■ REQUIRED TASK: Omit every picture, and retype the lines that run from the beginning of the data below through the line containing "95.4, 94.7, 88, 88, 89.2, 96.7];", inclusive.

■ DATA PROVIDED:
+++
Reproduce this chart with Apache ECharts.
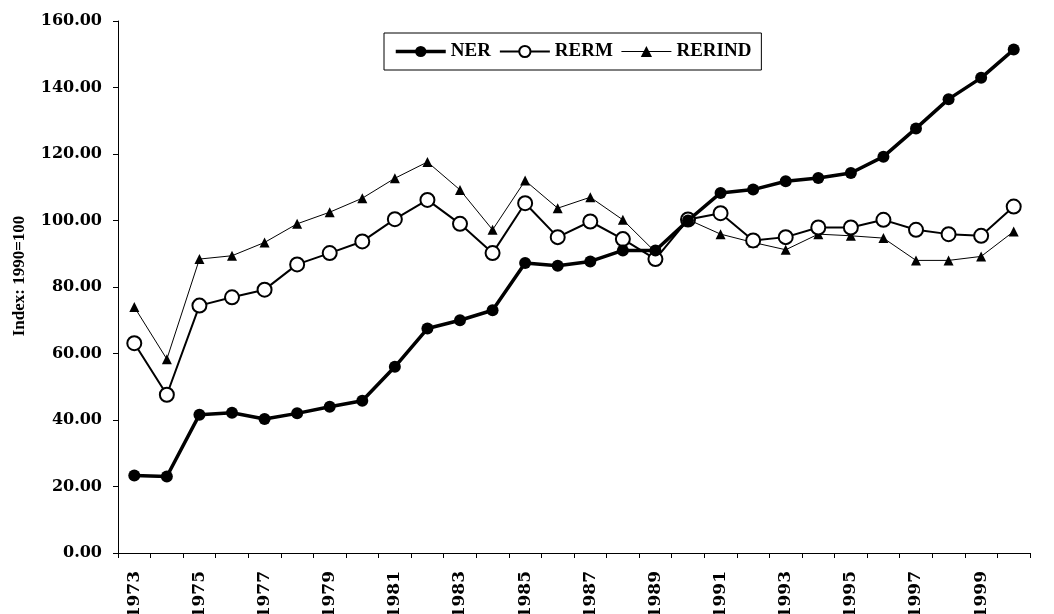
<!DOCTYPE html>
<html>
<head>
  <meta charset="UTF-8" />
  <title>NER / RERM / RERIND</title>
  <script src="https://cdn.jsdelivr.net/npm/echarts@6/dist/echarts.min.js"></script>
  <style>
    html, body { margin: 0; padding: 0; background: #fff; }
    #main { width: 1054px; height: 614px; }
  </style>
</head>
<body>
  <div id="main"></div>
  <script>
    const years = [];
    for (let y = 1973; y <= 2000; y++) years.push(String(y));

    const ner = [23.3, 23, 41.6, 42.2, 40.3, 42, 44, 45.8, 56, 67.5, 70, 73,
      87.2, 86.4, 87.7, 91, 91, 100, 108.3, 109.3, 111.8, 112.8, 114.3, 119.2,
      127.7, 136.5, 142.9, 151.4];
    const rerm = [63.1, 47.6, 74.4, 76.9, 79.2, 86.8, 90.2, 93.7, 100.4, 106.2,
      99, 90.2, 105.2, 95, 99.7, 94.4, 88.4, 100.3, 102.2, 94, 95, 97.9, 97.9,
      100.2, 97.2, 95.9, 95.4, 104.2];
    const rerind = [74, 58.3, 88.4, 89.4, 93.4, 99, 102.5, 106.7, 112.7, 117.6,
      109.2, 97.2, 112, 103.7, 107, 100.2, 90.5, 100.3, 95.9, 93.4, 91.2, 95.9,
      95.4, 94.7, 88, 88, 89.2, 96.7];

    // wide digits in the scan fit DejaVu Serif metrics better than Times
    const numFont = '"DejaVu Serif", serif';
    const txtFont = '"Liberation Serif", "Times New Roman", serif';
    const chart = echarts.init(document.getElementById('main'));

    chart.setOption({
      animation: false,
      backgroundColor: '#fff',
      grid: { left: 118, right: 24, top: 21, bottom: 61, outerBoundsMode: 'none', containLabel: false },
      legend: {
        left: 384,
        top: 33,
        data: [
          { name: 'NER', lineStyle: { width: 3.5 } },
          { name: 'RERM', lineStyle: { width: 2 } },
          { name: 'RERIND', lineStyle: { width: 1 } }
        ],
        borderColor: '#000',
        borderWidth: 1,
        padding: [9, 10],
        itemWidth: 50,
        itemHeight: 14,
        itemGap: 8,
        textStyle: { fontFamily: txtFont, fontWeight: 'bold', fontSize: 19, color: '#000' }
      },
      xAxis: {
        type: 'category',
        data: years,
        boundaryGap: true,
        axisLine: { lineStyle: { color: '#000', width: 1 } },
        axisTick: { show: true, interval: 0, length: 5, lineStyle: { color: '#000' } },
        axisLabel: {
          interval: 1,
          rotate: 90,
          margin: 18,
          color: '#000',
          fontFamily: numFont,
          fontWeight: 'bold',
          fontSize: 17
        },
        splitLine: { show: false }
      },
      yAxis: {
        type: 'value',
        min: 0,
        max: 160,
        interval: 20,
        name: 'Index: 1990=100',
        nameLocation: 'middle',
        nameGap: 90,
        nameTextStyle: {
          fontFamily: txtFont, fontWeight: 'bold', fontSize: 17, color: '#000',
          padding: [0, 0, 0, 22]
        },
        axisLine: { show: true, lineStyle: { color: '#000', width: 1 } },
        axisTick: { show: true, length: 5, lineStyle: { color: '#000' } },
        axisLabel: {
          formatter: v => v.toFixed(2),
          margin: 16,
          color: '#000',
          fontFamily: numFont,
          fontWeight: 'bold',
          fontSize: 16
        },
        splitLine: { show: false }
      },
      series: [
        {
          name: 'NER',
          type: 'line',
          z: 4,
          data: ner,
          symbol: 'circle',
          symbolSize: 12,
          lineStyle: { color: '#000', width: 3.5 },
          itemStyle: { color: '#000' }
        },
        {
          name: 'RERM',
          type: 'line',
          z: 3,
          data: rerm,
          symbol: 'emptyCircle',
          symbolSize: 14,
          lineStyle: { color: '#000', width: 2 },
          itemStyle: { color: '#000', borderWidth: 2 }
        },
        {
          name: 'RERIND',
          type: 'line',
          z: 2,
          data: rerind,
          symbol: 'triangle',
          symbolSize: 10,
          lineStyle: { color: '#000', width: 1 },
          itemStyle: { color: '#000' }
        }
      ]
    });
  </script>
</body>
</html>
+++
■ OUTPUT BELOW:
Reproduce this chart with Apache ECharts.
<!DOCTYPE html>
<html>
<head>
  <meta charset="UTF-8" />
  <title>NER / RERM / RERIND</title>
  <script src="https://cdn.jsdelivr.net/npm/echarts@6/dist/echarts.min.js"></script>
  <style>
    html, body { margin: 0; padding: 0; background: #fff; }
    #main { width: 1054px; height: 614px; }
  </style>
</head>
<body>
  <div id="main"></div>
  <script>
    const years = [];
    for (let y = 1973; y <= 2000; y++) years.push(String(y));

    const ner = [23.3, 23, 41.6, 42.2, 40.3, 42, 44, 45.8, 56, 67.5, 70, 73,
      87.2, 86.4, 87.7, 91, 91, 100, 108.3, 109.3, 111.8, 112.8, 114.3, 119.2,
      127.7, 136.5, 142.9, 151.4];
    const rerm = [63.1, 47.6, 74.4, 76.9, 79.2, 86.8, 90.2, 93.7, 100.4, 106.2,
      99, 90.2, 105.2, 95, 99.7, 94.4, 88.4, 100.3, 102.2, 94, 95, 97.9, 97.9,
      100.2, 97.2, 95.9, 95.4, 104.2];
    const rerind = [74, 58.3, 88.4, 89.4, 93.4, 99, 102.5, 106.7, 112.7, 117.6,
      109.2, 97.2, 112, 103.7, 107, 100.2, 90.5, 100.3, 95.9, 93.4, 91.2, 95.9,
      95.4, 94.7, 88, 88, 89.2, 96.7];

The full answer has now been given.